La PDG d’AMD propose une stratégie nationale fondée sur des écosystèmes ouverts, un renforcement industriel, des talents internationaux et un déploiement massif de l’IA face à l’avancée inexorable de la Chine.
Lisa Su, présidente et directrice générale d’AMD, a témoigné cette semaine devant le Comité du commerce, de la science et des transports du Sénat américain pour exposer une vision claire et ambitieuse : si les États-Unis veulent diriger la révolution de l’intelligence artificielle, ils doivent agir immédiatement, avec coordination et détermination. Son intervention, loin de se limiter à une défense d’entreprise, a présenté un véritable manifeste technologique et stratégique face à l’avancée de puissances rivales telles que la Chine.
“L’intelligence artificielle n’est pas l’avenir, c’est le présent”, a affirmé Su. Et le pays qui dominera son développement établira les règles de l’ordre économique, scientifique et géopolitique des prochaines décennies.
Superordinateurs, centres de données et déploiement hors des nuages
Les propos de Su n’étaient pas simplement rhétoriques. Elle a présenté des exemples concrets du rôle qu’AMD a joué dans l’infrastructure de l’IA aux États-Unis, notamment sa collaboration avec le Département de l’énergie pour construire les superordinateurs les plus puissants du monde, outils essentiels non seulement pour la recherche scientifique mais aussi pour la cybersécurité et la défense nationale.
Cependant, le message principal était clair : il ne suffit pas d’avoir l’IA dans le cloud. Il faut l’intégrer partout : dans les dispositifs médicaux, les véhicules, les usines, les capteurs et les serveurs en périphérie. Cela nécessite d’accélérer le déploiement des centres de données, de garantir une énergie durable et de renforcer l’écosystème technologique national.
Normes ouvertes et coopération mondiale
Une des idées clés défendues par Lisa Su est la nécessité de promouvoir des normes ouvertes et des plateformes interopérables. Face aux modèles fermés et propriétaires, elle a proposé que les États-Unis adoptent une approche collaborative permettant à différents acteurs — matériel, logiciel et services — de travailler sur une base commune.

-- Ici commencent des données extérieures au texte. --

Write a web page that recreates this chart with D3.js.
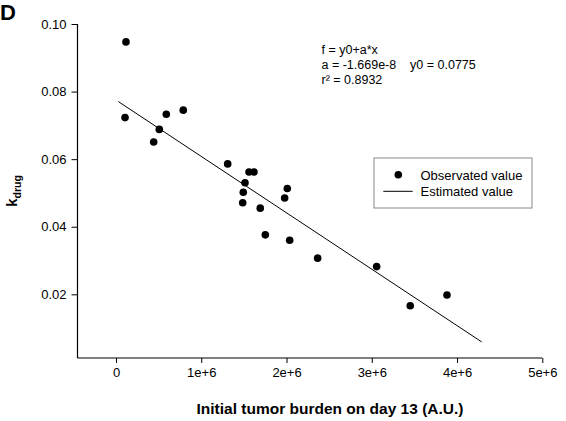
<!DOCTYPE html>
<html><head><meta charset="utf-8">
<script src="https://cdn.jsdelivr.net/npm/d3@7"></script>
<style>body{margin:0;background:#fff;} svg{display:block;font-family:"Liberation Sans",Arial,sans-serif;}</style>
</head><body>
<svg id="c" width="566" height="421"></svg>
<script>
const burden = [0.117e6,0.106e6,0.442e6,0.508e6,0.590e6,0.789e6,1.310e6,1.560e6,1.618e6,1.513e6,1.493e6,1.486e6,1.692e6,1.751e6,1.978e6,2.009e6,2.037e6,2.365e6,3.057e6,3.451e6,3.882e6];
const kdrug  = [0.0947,0.0723,0.0651,0.0688,0.0733,0.0745,0.0586,0.0562,0.0562,0.0530,0.0502,0.0471,0.0455,0.0376,0.0485,0.0513,0.0360,0.0307,0.0282,0.0166,0.0198];
const fitA = -1.669e-8, fitY0 = 0.0775;
const fitRange = [0.027e6, 4.29e6];
const xTicks = [0,1e6,2e6,3e6,4e6,5e6];
const xTickLabels = ["0","1e+6","2e+6","3e+6","4e+6","5e+6"];
const yTicks = [0.02,0.04,0.06,0.08,0.10];
const annotation = ["f = y0+a*x","a = -1.669e-8    y0 = 0.0775","r\u00b2 = 0.8932"];
const legendLabels = ["Observated value","Estimated value"];

const svg = d3.select("#c");
const x = d3.scaleLinear().domain([0,5e6]).range([116,542.3]);
const y = d3.scaleLinear().domain([0,0.10]).range([361.9,24]);
const axisY = 358, axisX = 77.5;

svg.append("line").attr("x1",axisX).attr("x2",axisX).attr("y1",y(0.10)).attr("y2",axisY).attr("stroke","#000").attr("stroke-width",1.2);
svg.append("line").attr("x1",axisX).attr("x2",x(5e6)).attr("y1",axisY).attr("y2",axisY).attr("stroke","#000").attr("stroke-width",1.2);

const xa = d3.axisBottom(x).tickValues(xTicks).tickFormat((d,i)=>xTickLabels[i]).tickSize(5).tickPadding(5);
const gx = svg.append("g").attr("transform",`translate(0,${axisY})`).call(xa);
gx.select(".domain").remove();
gx.selectAll("text").attr("font-size",13).attr("font-family","Liberation Sans, Arial, sans-serif").attr("fill","#000");
gx.selectAll("line").attr("stroke","#000");

const ya = d3.axisLeft(y).tickValues(yTicks).tickFormat(d3.format(".2f")).tickSize(6).tickPadding(5);
const gy = svg.append("g").attr("transform",`translate(${axisX},0)`).call(ya);
gy.select(".domain").remove();
gy.selectAll("text").attr("font-size",13).attr("font-family","Liberation Sans, Arial, sans-serif").attr("fill","#000");
gy.selectAll("line").attr("stroke","#000");

svg.append("line")
  .attr("x1",x(fitRange[0])).attr("y1",y(fitY0+fitA*fitRange[0]))
  .attr("x2",x(fitRange[1])).attr("y2",y(fitY0+fitA*fitRange[1]))
  .attr("stroke","#000").attr("stroke-width",1);

svg.selectAll("circle.pt").data(burden).enter().append("circle")
  .attr("cx",d=>x(d)).attr("cy",(d,i)=>y(kdrug[i])).attr("r",3.8).attr("fill","#000");

svg.append("g").selectAll("text").data(annotation).enter().append("text")
  .attr("x",321.5).attr("y",(d,i)=>54+i*15).attr("font-size",12.5).attr("fill","#000")
  .attr("xml:space","preserve").style("white-space","pre").text(d=>d);

svg.append("rect").attr("x",374).attr("y",158).attr("width",158).attr("height",50)
  .attr("fill","#fff").attr("stroke","#888").attr("stroke-width",1);
svg.append("circle").attr("cx",398.3).attr("cy",174.7).attr("r",3.8).attr("fill","#000");
svg.append("line").attr("x1",383.3).attr("x2",412.7).attr("y1",191.3).attr("y2",191.3).attr("stroke","#000");
svg.append("g").selectAll("text").data(legendLabels).enter().append("text")
  .attr("x",420.5).attr("y",(d,i)=>179.5+i*16.5).attr("font-size",13).attr("fill","#000").text(d=>d);

svg.append("text").attr("x",330).attr("y",414).attr("text-anchor","middle")
  .attr("font-size",15.5).attr("font-weight","bold").text("Initial tumor burden on day 13 (A.U.)");

const yl = svg.append("text").attr("transform","translate(17,191) rotate(-90)").attr("text-anchor","middle")
  .attr("font-weight","bold");
yl.append("tspan").attr("font-size",15).text("k");
yl.append("tspan").attr("font-size",10.5).attr("dy",3.5).text("drug");

svg.append("text").attr("x",0).attr("y",20).attr("font-size",22).attr("font-weight","bold").text("D");
</script>
</body></html>
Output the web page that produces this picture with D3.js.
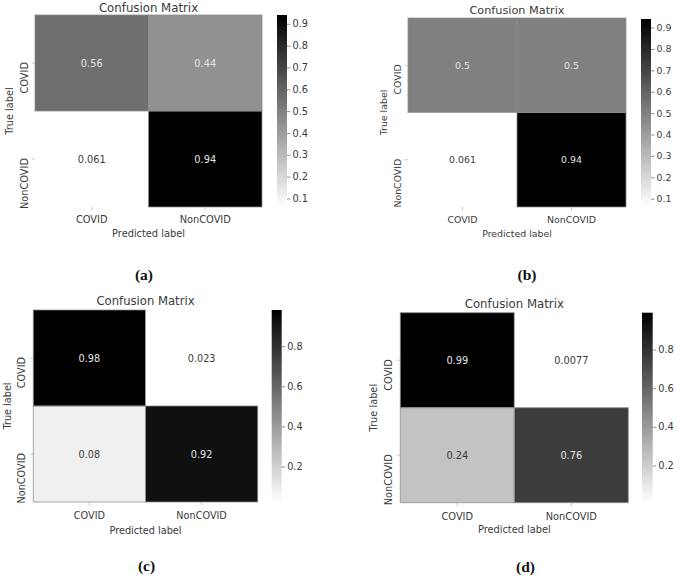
<!DOCTYPE html>
<html>
<head>
<meta charset="utf-8">
<script src="https://cdn.jsdelivr.net/npm/d3@7/dist/d3.min.js"></script>
<style>
  html, body { margin: 0; padding: 0; background: #fff; }
  svg { display: block; }
  text { font-family: "DejaVu Sans", sans-serif; }
  text.caption { font-family: "Liberation Serif", "Times New Roman", serif; font-weight: bold; }
</style>
</head>
<body>
<svg id="chart" width="676" height="583"></svg>
<script>
// ---------------- data ----------------
const categories = ["COVID", "NonCOVID"];
const valuesA = [[0.56, 0.44], [0.061, 0.94]];
const valuesB = [[0.5, 0.5], [0.061, 0.94]];
const valuesC = [[0.98, 0.023], [0.08, 0.92]];
const valuesD = [[0.99, 0.0077], [0.24, 0.76]];
const colorbarTicksAB = [0.1, 0.2, 0.3, 0.4, 0.5, 0.6, 0.7, 0.8, 0.9];
const colorbarTicksCD = [0.2, 0.4, 0.6, 0.8];
const captions = ["(a)", "(b)", "(c)", "(d)"];
const titleText = "Confusion Matrix";
const xLabelText = "Predicted label";
const yLabelText = "True label";

// ---------------- layout (positions only) ----------------
const layout = [
  { values: valuesA, ticks: colorbarTicksAB, caption: captions[0],
    hm: [35, 262, 15, 207], cb: [277, 287, 15, 207], fs: 9.8,
    titleDy: -7, ytickDx: -11, ylabDx: -25.5, xtickDy: 12, xlabDy: 26, cap: [144, 274] },
  { values: valuesB, ticks: colorbarTicksAB, caption: captions[1],
    hm: [408, 626, 18, 207], cb: [641, 651, 19, 207], fs: 9.4,
    titleDy: -7.3, ytickDx: -11, ylabDx: -25, xtickDy: 12, xlabDy: 26, cap: [527, 274] },
  { values: valuesC, ticks: colorbarTicksCD, caption: captions[2],
    hm: [33.3, 257.7, 310, 502], cb: [271.7, 281.7, 310, 502], fs: 9.7,
    titleDy: -9, ytickDx: -11.6, ylabDx: -26, xtickDy: 13.3, xlabDy: 28, cap: [146.5, 565] },
  { values: valuesD, ticks: colorbarTicksCD, caption: captions[3],
    hm: [400.3, 628.3, 312.7, 502.7], cb: [642, 652.7, 312.7, 502.7], fs: 9.8,
    titleDy: -8.7, ytickDx: -11.6, ylabDx: -27, xtickDy: 13.3, xlabDy: 26.6, cap: [525.5, 566] }
];

const svg = d3.select("#chart");
svg.append("rect").attr("width", 676).attr("height", 583).attr("fill", "#fff");

const defs = svg.append("defs");
const fmt = d3.format(".2~g");
const textColor = "#3a3a3a";

function luminance(c) {
  const rgb = d3.rgb(c);
  const f = v => { v /= 255; return v <= 0.03928 ? v / 12.92 : Math.pow((v + 0.055) / 1.055, 2.4); };
  return 0.2126 * f(rgb.r) + 0.7152 * f(rgb.g) + 0.0722 * f(rgb.b);
}

layout.forEach((p, i) => {
  const [x0, x1, y0, y1] = p.hm;
  const [cx0, cx1, cy0, cy1] = p.cb;
  const fs = p.fs;
  const flat = p.values.flat();
  const vmin = d3.min(flat), vmax = d3.max(flat);

  const x = d3.scaleBand().domain(categories).range([x0, x1]);
  const y = d3.scaleBand().domain(categories).range([y0, y1]);
  const color = d3.scaleLinear().domain([vmin, vmax]).range(["#ffffff", "#000000"]);

  const g = svg.append("g");

  // cells
  const cells = [];
  categories.forEach((r, ri) => categories.forEach((c, ci) => cells.push({ r, c, v: p.values[ri][ci] })));

  g.selectAll("rect.cell").data(cells).enter().append("rect")
    .attr("class", "cell")
    .attr("x", d => x(d.c)).attr("y", d => y(d.r))
    .attr("width", x.bandwidth()).attr("height", y.bandwidth())
    .attr("fill", d => color(d.v));

  // faint edge lines (rasterisation seams) around non-white cells
  g.selectAll("rect.edge").data(cells.filter(d => (d.v - vmin) / (vmax - vmin) > 0.04)).enter().append("rect")
    .attr("x", d => x(d.c)).attr("y", d => y(d.r))
    .attr("width", x.bandwidth()).attr("height", y.bandwidth())
    .attr("fill", "none").attr("stroke", "#8c8c8c").attr("stroke-width", 1).attr("stroke-opacity", 0.75);

  // annotations
  g.selectAll("text.ann").data(cells).enter().append("text")
    .attr("x", d => x(d.c) + x.bandwidth() / 2)
    .attr("y", d => y(d.r) + y.bandwidth() / 2)
    .attr("text-anchor", "middle").attr("dominant-baseline", "central")
    .attr("font-size", fs)
    .attr("fill", d => luminance(color(d.v)) > 0.408 ? "#3a3a3a" : "#e4e4e4")
    .text(d => fmt(d.v));

  // x axis
  const xAxis = g.append("g").attr("transform", `translate(0,${y1})`)
    .call(d3.axisBottom(x).tickSize(3.5).tickSizeOuter(0).tickPadding(4));
  xAxis.select(".domain").remove();
  xAxis.selectAll(".tick line").attr("stroke", "#bbb").attr("stroke-width", 0.8);
  xAxis.selectAll(".tick text").remove();
  g.selectAll("text.xt").data(categories).enter().append("text")
    .attr("x", d => x(d) + x.bandwidth() / 2).attr("y", y1 + p.xtickDy)
    .attr("text-anchor", "middle").attr("dominant-baseline", "central")
    .attr("font-size", fs).attr("fill", textColor).text(d => d);

  // y axis
  const yAxis = g.append("g").attr("transform", `translate(${x0},0)`)
    .call(d3.axisLeft(y).tickSize(3.5).tickSizeOuter(0));
  yAxis.select(".domain").remove();
  yAxis.selectAll(".tick line").attr("stroke", "#bbb").attr("stroke-width", 0.8);
  yAxis.selectAll(".tick text").remove();
  g.selectAll("text.yt").data(categories).enter().append("text")
    .attr("transform", d => `translate(${x0 + p.ytickDx},${y(d) + y.bandwidth() / 2 - 1}) rotate(-90)`)
    .attr("text-anchor", "end").attr("dominant-baseline", "central")
    .attr("font-size", fs).attr("fill", textColor).text(d => d);

  // title & labels
  g.append("text").attr("x", (x0 + x1) / 2).attr("y", y0 + p.titleDy)
    .attr("text-anchor", "middle").attr("dominant-baseline", "central")
    .attr("font-size", fs * 1.2).attr("fill", textColor).text(titleText);
  g.append("text").attr("x", (x0 + x1) / 2).attr("y", y1 + p.xlabDy)
    .attr("text-anchor", "middle").attr("dominant-baseline", "central")
    .attr("font-size", fs).attr("fill", textColor).text(xLabelText);
  g.append("text")
    .attr("transform", `translate(${x0 + p.ylabDx},${(y0 + y1) / 2}) rotate(-90)`)
    .attr("text-anchor", "middle").attr("dominant-baseline", "central")
    .attr("font-size", fs).attr("fill", textColor).text(yLabelText);

  // colorbar
  const gradId = "grad" + i;
  const grad = defs.append("linearGradient").attr("id", gradId)
    .attr("x1", 0).attr("y1", 1).attr("x2", 0).attr("y2", 0);
  d3.range(0, 1.0001, 0.1).forEach(t => {
    grad.append("stop").attr("offset", t).attr("stop-color", color(vmin + t * (vmax - vmin)));
  });
  g.append("rect").attr("x", cx0).attr("y", cy0).attr("width", cx1 - cx0).attr("height", cy1 - cy0)
    .attr("fill", `url(#${gradId})`);

  const cbScale = d3.scaleLinear().domain([vmin, vmax]).range([cy1, cy0]);
  const cbAxis = g.append("g").attr("transform", `translate(${cx1},0)`)
    .call(d3.axisRight(cbScale).tickValues(p.ticks).tickSize(3.5).tickPadding(2).tickFormat(d3.format(".1f")));
  cbAxis.select(".domain").remove();
  cbAxis.selectAll(".tick line").attr("stroke", "#777").attr("stroke-width", 0.8);
  cbAxis.selectAll(".tick text").attr("font-size", fs).attr("fill", textColor);

  // caption
  g.append("text").attr("class", "caption").attr("x", p.cap[0]).attr("y", p.cap[1])
    .attr("text-anchor", "middle").attr("dominant-baseline", "central")
    .attr("font-size", 15.5).attr("fill", "#111")
    .text(p.caption);
});
</script>
</body>
</html>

Cette approche, selon Su, favorise non seulement l’innovation et la concurrence, mais renforce également la souveraineté technologique du pays et sa résilience face aux menaces extérieures. Cette vision est plus intégrative et moins protectionniste que celles que certains secteurs politiques promeuvent au nom de la sécurité nationale.
Une industrie forte : FABs, emballage et capacité de production
La dirigeante d’AMD a également souligné l’importance de renforcer la capacité de fabrication de puces avancées aux États-Unis, tant dans les nœuds sub-5 nm que dans les nouvelles technologies d’emballage 2.5D et 3D. Elle a salué les avancées réalisées, comme les usines de TSMC en Arizona, mais a précisé que ce n’était pas suffisant : un effort national est nécessaire pour garantir l’indépendance technologique.
Cela inclut l’intégration des capacités de conception, de production et d’assemblage sur le territoire américain et le soutien à la croissance de la chaîne d’approvisionnement grâce à des politiques publiques.
Le facteur clé : le talent
Comme l’ont souligné d’autres dirigeants technologiques, parmi lesquels Jensen Huang (NVIDIA) et Lip-Bu Tan (Intel), Lisa Su a réaffirmé que le véritable champ de bataille réside dans le talent. Elle a proposé un plan pour renforcer l’éducation STEM, moderniser les programmes de formation technique et assouplir l’immigration d’experts en IA.
“Le pays qui accueillera les meilleurs cerveaux du monde dominera l’IA”, a déclaré Su. Attirer du talent n’est pas une option, mais une condition pour rester compétitif.
Un avertissement sur l’isolement technologique
Enfin, Su a lancé un message qui s’oppose à certaines tendances nationalistes : isoler les entreprises technologiques au nom de la sécurité nationale peut être contre-productif. Si les alliés des États-Unis n’ont pas accès à des plateformes clés, ils chercheront des solutions sur d’autres marchés, ce qui affaiblira le leadership américain.
Selon Su, la solution réside dans une réglementation claire, stable et alignée sur les intérêts stratégiques du pays, tout en maintenant les portes ouvertes à la coopération internationale.
Conclusion : gagner l’IA ne consiste pas seulement à construire des puces, mais à construire un pays préparé
Le témoignage de Lisa Su au Sénat marque un moment clé dans la stratégie des États-Unis face à la Chine dans la course à l’intelligence artificielle. Contrairement à des approches à court terme ou protectionnistes, Su a proposé une vision basée sur l’infrastructure, l’ouverture, les talents et l’innovation transversale.
Si ses recommandations sont prises en compte, le leadership américain en matière d’IA pourrait se consolider. Sinon, le risque est de rester à la traîne dans une révolution qui a déjà commencé.